• _INFORMATION SHOWN_:
— BEGIN —

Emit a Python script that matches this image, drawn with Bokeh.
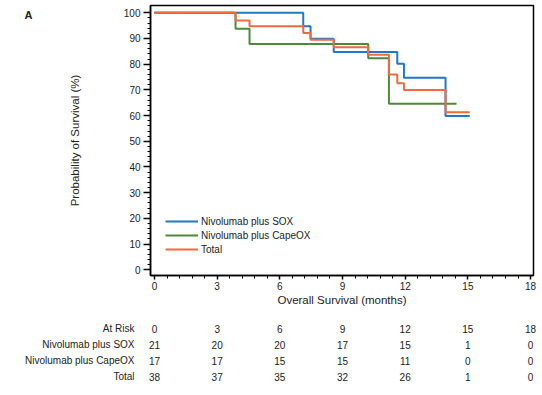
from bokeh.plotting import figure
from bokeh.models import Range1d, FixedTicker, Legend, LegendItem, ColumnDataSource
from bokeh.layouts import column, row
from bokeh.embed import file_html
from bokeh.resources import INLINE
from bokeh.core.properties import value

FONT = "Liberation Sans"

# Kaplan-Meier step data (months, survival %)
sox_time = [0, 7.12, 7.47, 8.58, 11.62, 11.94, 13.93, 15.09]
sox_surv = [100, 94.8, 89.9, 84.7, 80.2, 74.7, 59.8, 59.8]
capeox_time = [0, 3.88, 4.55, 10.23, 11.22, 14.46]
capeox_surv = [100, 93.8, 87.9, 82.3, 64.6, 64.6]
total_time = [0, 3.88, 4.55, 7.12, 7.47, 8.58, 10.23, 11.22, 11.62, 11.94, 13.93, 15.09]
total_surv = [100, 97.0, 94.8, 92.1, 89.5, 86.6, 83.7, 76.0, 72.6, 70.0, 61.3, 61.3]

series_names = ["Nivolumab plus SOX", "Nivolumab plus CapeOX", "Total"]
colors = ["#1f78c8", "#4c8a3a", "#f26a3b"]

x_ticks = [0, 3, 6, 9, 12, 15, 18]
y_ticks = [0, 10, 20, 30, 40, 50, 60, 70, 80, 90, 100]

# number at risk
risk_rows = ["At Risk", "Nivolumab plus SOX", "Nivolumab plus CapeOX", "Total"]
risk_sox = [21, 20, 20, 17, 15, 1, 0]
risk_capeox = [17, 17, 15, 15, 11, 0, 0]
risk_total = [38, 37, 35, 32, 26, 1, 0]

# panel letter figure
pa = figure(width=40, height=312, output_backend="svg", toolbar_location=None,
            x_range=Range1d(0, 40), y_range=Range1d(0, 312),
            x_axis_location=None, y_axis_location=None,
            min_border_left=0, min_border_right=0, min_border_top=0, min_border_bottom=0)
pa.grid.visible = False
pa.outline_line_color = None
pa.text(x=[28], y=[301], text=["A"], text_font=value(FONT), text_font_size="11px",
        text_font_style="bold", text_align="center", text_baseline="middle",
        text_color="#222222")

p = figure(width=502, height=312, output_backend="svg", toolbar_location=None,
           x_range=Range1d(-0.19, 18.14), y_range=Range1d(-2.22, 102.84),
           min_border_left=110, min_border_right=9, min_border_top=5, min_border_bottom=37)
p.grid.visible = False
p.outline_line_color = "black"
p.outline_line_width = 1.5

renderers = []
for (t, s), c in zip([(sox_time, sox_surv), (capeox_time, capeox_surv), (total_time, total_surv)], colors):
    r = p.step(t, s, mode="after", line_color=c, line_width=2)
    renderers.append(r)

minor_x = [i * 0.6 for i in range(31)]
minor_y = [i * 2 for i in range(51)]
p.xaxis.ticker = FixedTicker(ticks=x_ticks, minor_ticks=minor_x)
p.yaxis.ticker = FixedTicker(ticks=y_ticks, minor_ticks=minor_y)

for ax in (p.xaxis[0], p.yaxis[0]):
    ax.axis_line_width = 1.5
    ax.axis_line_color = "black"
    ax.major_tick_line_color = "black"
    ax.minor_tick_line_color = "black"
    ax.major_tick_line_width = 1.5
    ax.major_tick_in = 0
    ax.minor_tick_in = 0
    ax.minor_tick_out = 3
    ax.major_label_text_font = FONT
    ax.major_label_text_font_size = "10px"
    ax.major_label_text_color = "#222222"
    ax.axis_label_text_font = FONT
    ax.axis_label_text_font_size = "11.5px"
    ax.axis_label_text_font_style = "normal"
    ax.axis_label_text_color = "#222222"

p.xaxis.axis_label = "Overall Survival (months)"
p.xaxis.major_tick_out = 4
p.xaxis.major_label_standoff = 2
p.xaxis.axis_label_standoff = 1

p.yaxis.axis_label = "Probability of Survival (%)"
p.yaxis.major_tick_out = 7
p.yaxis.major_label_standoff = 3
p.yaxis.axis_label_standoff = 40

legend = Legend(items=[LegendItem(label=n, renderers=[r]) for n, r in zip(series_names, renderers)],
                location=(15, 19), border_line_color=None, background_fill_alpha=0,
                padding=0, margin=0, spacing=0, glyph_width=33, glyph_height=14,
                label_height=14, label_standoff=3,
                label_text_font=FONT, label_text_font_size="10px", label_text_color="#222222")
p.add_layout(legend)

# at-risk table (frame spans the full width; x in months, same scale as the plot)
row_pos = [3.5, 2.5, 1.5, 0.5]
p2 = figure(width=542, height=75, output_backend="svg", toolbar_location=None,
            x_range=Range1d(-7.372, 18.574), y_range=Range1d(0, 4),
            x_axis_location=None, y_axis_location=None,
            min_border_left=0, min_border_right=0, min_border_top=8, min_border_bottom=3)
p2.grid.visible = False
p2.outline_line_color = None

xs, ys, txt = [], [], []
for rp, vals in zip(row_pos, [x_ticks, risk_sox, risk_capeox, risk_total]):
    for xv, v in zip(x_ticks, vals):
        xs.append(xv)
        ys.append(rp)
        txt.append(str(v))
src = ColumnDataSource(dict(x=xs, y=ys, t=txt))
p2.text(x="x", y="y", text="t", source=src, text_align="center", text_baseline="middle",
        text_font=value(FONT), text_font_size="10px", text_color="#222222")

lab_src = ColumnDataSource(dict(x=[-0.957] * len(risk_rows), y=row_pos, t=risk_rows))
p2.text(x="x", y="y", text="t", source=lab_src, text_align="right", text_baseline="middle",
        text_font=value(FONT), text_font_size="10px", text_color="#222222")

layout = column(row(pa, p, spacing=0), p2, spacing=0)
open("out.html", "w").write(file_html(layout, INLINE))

— END —

• _PROBLEM STATEMENT_: Pictures excluded, quote all the data above exactly.

• _EXPECTED OUTPUT_:
Emit a Python script that matches this image, drawn with Bokeh.
from bokeh.plotting import figure
from bokeh.models import Range1d, FixedTicker, Legend, LegendItem, ColumnDataSource
from bokeh.layouts import column, row
from bokeh.embed import file_html
from bokeh.resources import INLINE
from bokeh.core.properties import value

FONT = "Liberation Sans"

# Kaplan-Meier step data (months, survival %)
sox_time = [0, 7.12, 7.47, 8.58, 11.62, 11.94, 13.93, 15.09]
sox_surv = [100, 94.8, 89.9, 84.7, 80.2, 74.7, 59.8, 59.8]
capeox_time = [0, 3.88, 4.55, 10.23, 11.22, 14.46]
capeox_surv = [100, 93.8, 87.9, 82.3, 64.6, 64.6]
total_time = [0, 3.88, 4.55, 7.12, 7.47, 8.58, 10.23, 11.22, 11.62, 11.94, 13.93, 15.09]
total_surv = [100, 97.0, 94.8, 92.1, 89.5, 86.6, 83.7, 76.0, 72.6, 70.0, 61.3, 61.3]

series_names = ["Nivolumab plus SOX", "Nivolumab plus CapeOX", "Total"]
colors = ["#1f78c8", "#4c8a3a", "#f26a3b"]

x_ticks = [0, 3, 6, 9, 12, 15, 18]
y_ticks = [0, 10, 20, 30, 40, 50, 60, 70, 80, 90, 100]

# number at risk
risk_rows = ["At Risk", "Nivolumab plus SOX", "Nivolumab plus CapeOX", "Total"]
risk_sox = [21, 20, 20, 17, 15, 1, 0]
risk_capeox = [17, 17, 15, 15, 11, 0, 0]
risk_total = [38, 37, 35, 32, 26, 1, 0]

# panel letter figure
pa = figure(width=40, height=312, output_backend="svg", toolbar_location=None,
            x_range=Range1d(0, 40), y_range=Range1d(0, 312),
            x_axis_location=None, y_axis_location=None,
            min_border_left=0, min_border_right=0, min_border_top=0, min_border_bottom=0)
pa.grid.visible = False
pa.outline_line_color = None
pa.text(x=[28], y=[301], text=["A"], text_font=value(FONT), text_font_size="11px",
        text_font_style="bold", text_align="center", text_baseline="middle",
        text_color="#222222")

p = figure(width=502, height=312, output_backend="svg", toolbar_location=None,
           x_range=Range1d(-0.19, 18.14), y_range=Range1d(-2.22, 102.84),
           min_border_left=110, min_border_right=9, min_border_top=5, min_border_bottom=37)
p.grid.visible = False
p.outline_line_color = "black"
p.outline_line_width = 1.5

renderers = []
for (t, s), c in zip([(sox_time, sox_surv), (capeox_time, capeox_surv), (total_time, total_surv)], colors):
    r = p.step(t, s, mode="after", line_color=c, line_width=2)
    renderers.append(r)

minor_x = [i * 0.6 for i in range(31)]
minor_y = [i * 2 for i in range(51)]
p.xaxis.ticker = FixedTicker(ticks=x_ticks, minor_ticks=minor_x)
p.yaxis.ticker = FixedTicker(ticks=y_ticks, minor_ticks=minor_y)

for ax in (p.xaxis[0], p.yaxis[0]):
    ax.axis_line_width = 1.5
    ax.axis_line_color = "black"
    ax.major_tick_line_color = "black"
    ax.minor_tick_line_color = "black"
    ax.major_tick_line_width = 1.5
    ax.major_tick_in = 0
    ax.minor_tick_in = 0
    ax.minor_tick_out = 3
    ax.major_label_text_font = FONT
    ax.major_label_text_font_size = "10px"
    ax.major_label_text_color = "#222222"
    ax.axis_label_text_font = FONT
    ax.axis_label_text_font_size = "11.5px"
    ax.axis_label_text_font_style = "normal"
    ax.axis_label_text_color = "#222222"

p.xaxis.axis_label = "Overall Survival (months)"
p.xaxis.major_tick_out = 4
p.xaxis.major_label_standoff = 2
p.xaxis.axis_label_standoff = 1

p.yaxis.axis_label = "Probability of Survival (%)"
p.yaxis.major_tick_out = 7
p.yaxis.major_label_standoff = 3
p.yaxis.axis_label_standoff = 40

legend = Legend(items=[LegendItem(label=n, renderers=[r]) for n, r in zip(series_names, renderers)],
                location=(15, 19), border_line_color=None, background_fill_alpha=0,
                padding=0, margin=0, spacing=0, glyph_width=33, glyph_height=14,
                label_height=14, label_standoff=3,
                label_text_font=FONT, label_text_font_size="10px", label_text_color="#222222")
p.add_layout(legend)

# at-risk table (frame spans the full width; x in months, same scale as the plot)
row_pos = [3.5, 2.5, 1.5, 0.5]
p2 = figure(width=542, height=75, output_backend="svg", toolbar_location=None,
            x_range=Range1d(-7.372, 18.574), y_range=Range1d(0, 4),
            x_axis_location=None, y_axis_location=None,
            min_border_left=0, min_border_right=0, min_border_top=8, min_border_bottom=3)
p2.grid.visible = False
p2.outline_line_color = None

xs, ys, txt = [], [], []
for rp, vals in zip(row_pos, [x_ticks, risk_sox, risk_capeox, risk_total]):
    for xv, v in zip(x_ticks, vals):
        xs.append(xv)
        ys.append(rp)
        txt.append(str(v))
src = ColumnDataSource(dict(x=xs, y=ys, t=txt))
p2.text(x="x", y="y", text="t", source=src, text_align="center", text_baseline="middle",
        text_font=value(FONT), text_font_size="10px", text_color="#222222")

lab_src = ColumnDataSource(dict(x=[-0.957] * len(risk_rows), y=row_pos, t=risk_rows))
p2.text(x="x", y="y", text="t", source=lab_src, text_align="right", text_baseline="middle",
        text_font=value(FONT), text_font_size="10px", text_color="#222222")

layout = column(row(pa, p, spacing=0), p2, spacing=0)
open("out.html", "w").write(file_html(layout, INLINE))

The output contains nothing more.